**PROBLEM**
Extract the lines from the first one in the records below through the line containing "const yGreen = [0.763, 0.78, 0.767, 0.617, 0.472];", keeping both ends and leaving out any pictures.

***** SUPPLIED MATERIAL *****

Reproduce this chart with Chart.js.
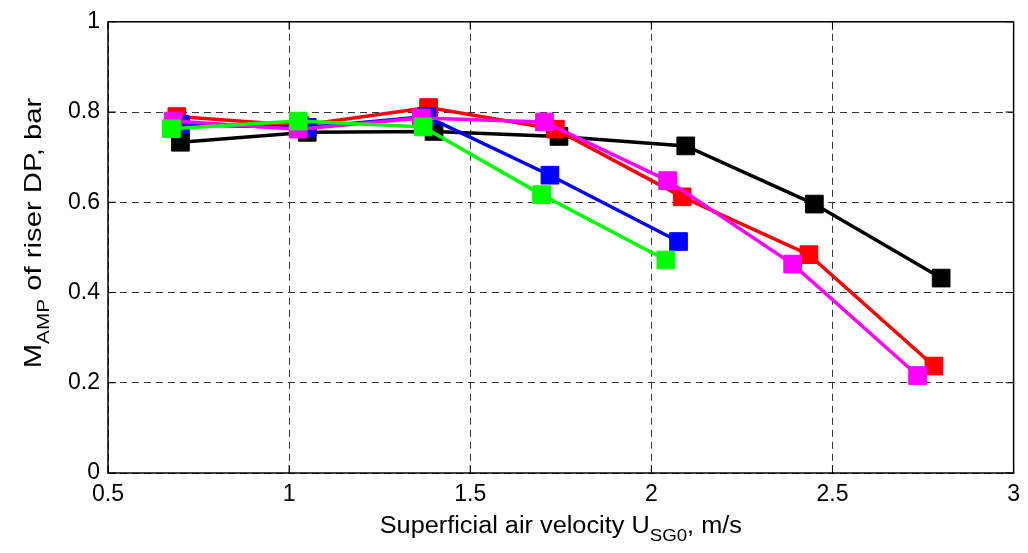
<!DOCTYPE html>
<html lang="en">
<head>
    <meta charset="UTF-8">
    <title>M_AMP of riser DP</title>
    <script src="https://cdn.jsdelivr.net/npm/chart.js"></script>
    <style>
        body { margin: 0; background: #fff; }
        .wrap { width: 1028px; height: 553px; }
    </style>
</head>
<body>
    <div class="wrap"><canvas id="chart"></canvas></div>

    <script>
        // values
        const xBlack = [0.70, 1.05, 1.40, 1.745, 2.095, 2.45, 2.80];
        const yBlack = [0.733, 0.755, 0.757, 0.746, 0.725, 0.596, 0.432];

        const xRed = [0.69, 1.03, 1.385, 1.735, 2.085, 2.435, 2.78];
        const yRed = [0.79, 0.77, 0.81, 0.762, 0.612, 0.484, 0.237];

        const xBlue = [0.70, 1.05, 1.38, 1.72, 2.075];
        const yBlue = [0.772, 0.766, 0.79, 0.66, 0.513];

        const xMagenta = [0.68, 1.025, 1.365, 1.705, 2.045, 2.39, 2.735];
        const yMagenta = [0.78, 0.762, 0.787, 0.778, 0.648, 0.463, 0.216];

        const xGreen = [0.675, 1.025, 1.37, 1.697, 2.04];
        const yGreen = [0.763, 0.78, 0.767, 0.617, 0.472];

        const FONT = "'Liberation Sans', Arial, sans-serif";

        function series(xs, ys, color, order) {
            return {
                data: xs.map((x, i) => ({ x: x, y: ys[i] })),
                borderColor: color,
                backgroundColor: color,
                borderWidth: 3.5,
                pointStyle: 'rect',
                pointRadius: 12.5,
                pointBorderWidth: 1,
                pointBorderColor: color,
                pointBackgroundColor: color,
                showLine: true,
                order: order
            };
        }

        // draws text pieces (normal + subscript) in a row, centred on 0
        function drawRich(ctx, parts, baseline) {
            let total = 0;
            parts.forEach(p => { ctx.font = p[1]; total += ctx.measureText(p[0]).width; });
            let x = -total / 2;
            parts.forEach(p => {
                ctx.font = p[1];
                ctx.fillText(p[0], x, baseline + p[2]);
                x += ctx.measureText(p[0]).width;
            });
        }

        // MATLAB style box, inward ticks and axis titles with subscripts
        const frame = {
            id: 'frame',
            afterDraw(chart) {
                const { ctx, chartArea: a, scales } = chart;
                ctx.save();
                ctx.strokeStyle = '#000';
                ctx.lineWidth = 1.5;
                ctx.strokeRect(a.left, a.top, a.right - a.left, a.bottom - a.top);

                ctx.lineWidth = 1;
                ctx.beginPath();
                scales.x.ticks.forEach(t => {
                    const px = scales.x.getPixelForValue(t.value);
                    ctx.moveTo(px, a.bottom); ctx.lineTo(px, a.bottom - 8);
                    ctx.moveTo(px, a.top); ctx.lineTo(px, a.top + 8);
                });
                scales.y.ticks.forEach(t => {
                    const py = scales.y.getPixelForValue(t.value);
                    ctx.moveTo(a.left, py); ctx.lineTo(a.left + 8, py);
                    ctx.moveTo(a.right, py); ctx.lineTo(a.right - 8, py);
                });
                ctx.stroke();

                ctx.fillStyle = '#000';
                ctx.textBaseline = 'alphabetic';

                // x title
                ctx.save();
                ctx.translate((a.left + a.right) / 2, 0);
                ctx.scale(1.1, 1);
                drawRich(ctx, [
                    ['Superficial air velocity U', '23px ' + FONT, 0],
                    ['SG0', '17px ' + FONT, 8],
                    [', m/s', '23px ' + FONT, 0]
                ], 533);
                ctx.restore();

                // y title
                ctx.save();
                ctx.translate(41, 233);
                ctx.rotate(-Math.PI / 2);
                ctx.scale(1.22, 1);
                drawRich(ctx, [
                    ['M', '24px ' + FONT, 0],
                    ['AMP', '17px ' + FONT, 8],
                    [' of riser DP, bar', '24px ' + FONT, 0]
                ], 0);
                ctx.restore();

                ctx.restore();
            }
        };

        const gridStyle = {
            color: '#333',
            lineWidth: 1,
            drawTicks: false
        };

        const tickLabel = v => String(Math.round(v * 10) / 10);

        new Chart(document.getElementById('chart'), {
            type: 'scatter',
            data: {
                datasets: [
                    series(xBlack, yBlack, '#000000', 5),
                    series(xRed, yRed, '#ff0000', 4),
                    series(xBlue, yBlue, '#0000ff', 3),
                    series(xMagenta, yMagenta, '#ff00ff', 2),
                    series(xGreen, yGreen, '#00ff00', 1)
                ]
            },
            options: {
                responsive: true,
                maintainAspectRatio: false,
                animation: false,
                layout: { padding: { top: 20, right: 12, left: 0, bottom: 0 } },
                plugins: {
                    legend: { display: false },
                    tooltip: { enabled: false }
                },
                scales: {
                    x: {
                        type: 'linear',
                        min: 0.5,
                        max: 3,
                        grid: gridStyle,
                        border: { display: false, dash: [7, 5] },
                        ticks: {
                            stepSize: 0.5,
                            padding: 8,
                            color: '#000',
                            maxRotation: 0,
                            font: { family: FONT, size: 23 },
                            callback: tickLabel
                        },
                        afterFit(s) { s.height = 80; }
                    },
                    y: {
                        min: 0,
                        max: 1,
                        grid: gridStyle,
                        border: { display: false, dash: [7, 5] },
                        ticks: {
                            stepSize: 0.2,
                            padding: 8,
                            color: '#000',
                            font: { family: FONT, size: 23 },
                            callback: tickLabel
                        },
                        afterFit(s) { s.width = 108; }
                    }
                }
            },
            plugins: [frame]
        });
    </script>
</body>
</html>
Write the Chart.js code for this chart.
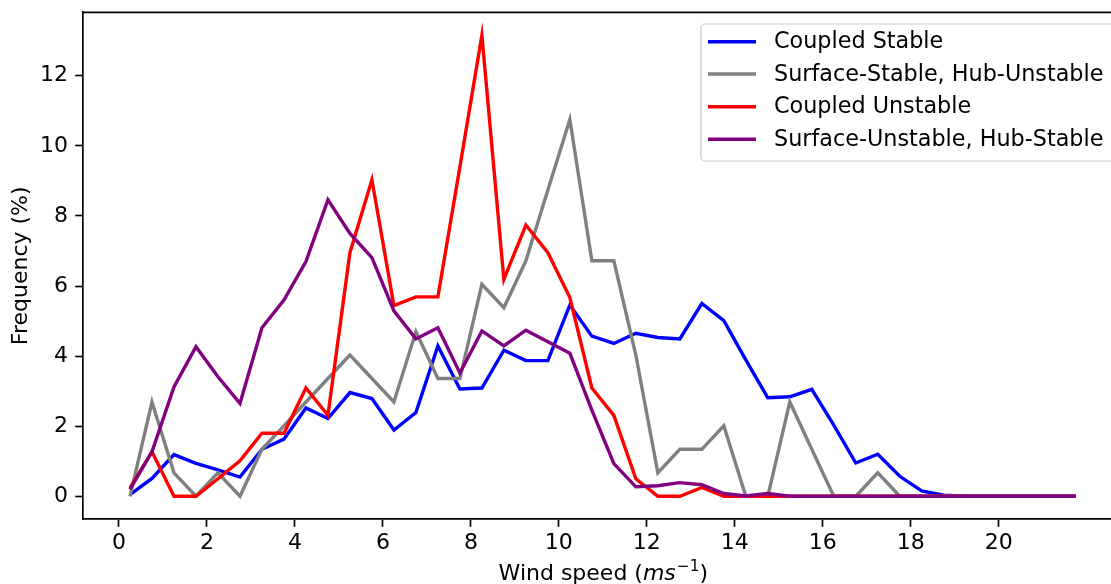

*****

**SOLVED PROBLEM**
Reproduce this chart with Chart.js.
<!DOCTYPE html>
<html lang="en">
<head>
    <meta charset="UTF-8">
    <title>M_AMP of riser DP</title>
    <script src="https://cdn.jsdelivr.net/npm/chart.js"></script>
    <style>
        body { margin: 0; background: #fff; }
        .wrap { width: 1028px; height: 553px; }
    </style>
</head>
<body>
    <div class="wrap"><canvas id="chart"></canvas></div>

    <script>
        // values
        const xBlack = [0.70, 1.05, 1.40, 1.745, 2.095, 2.45, 2.80];
        const yBlack = [0.733, 0.755, 0.757, 0.746, 0.725, 0.596, 0.432];

        const xRed = [0.69, 1.03, 1.385, 1.735, 2.085, 2.435, 2.78];
        const yRed = [0.79, 0.77, 0.81, 0.762, 0.612, 0.484, 0.237];

        const xBlue = [0.70, 1.05, 1.38, 1.72, 2.075];
        const yBlue = [0.772, 0.766, 0.79, 0.66, 0.513];

        const xMagenta = [0.68, 1.025, 1.365, 1.705, 2.045, 2.39, 2.735];
        const yMagenta = [0.78, 0.762, 0.787, 0.778, 0.648, 0.463, 0.216];

        const xGreen = [0.675, 1.025, 1.37, 1.697, 2.04];
        const yGreen = [0.763, 0.78, 0.767, 0.617, 0.472];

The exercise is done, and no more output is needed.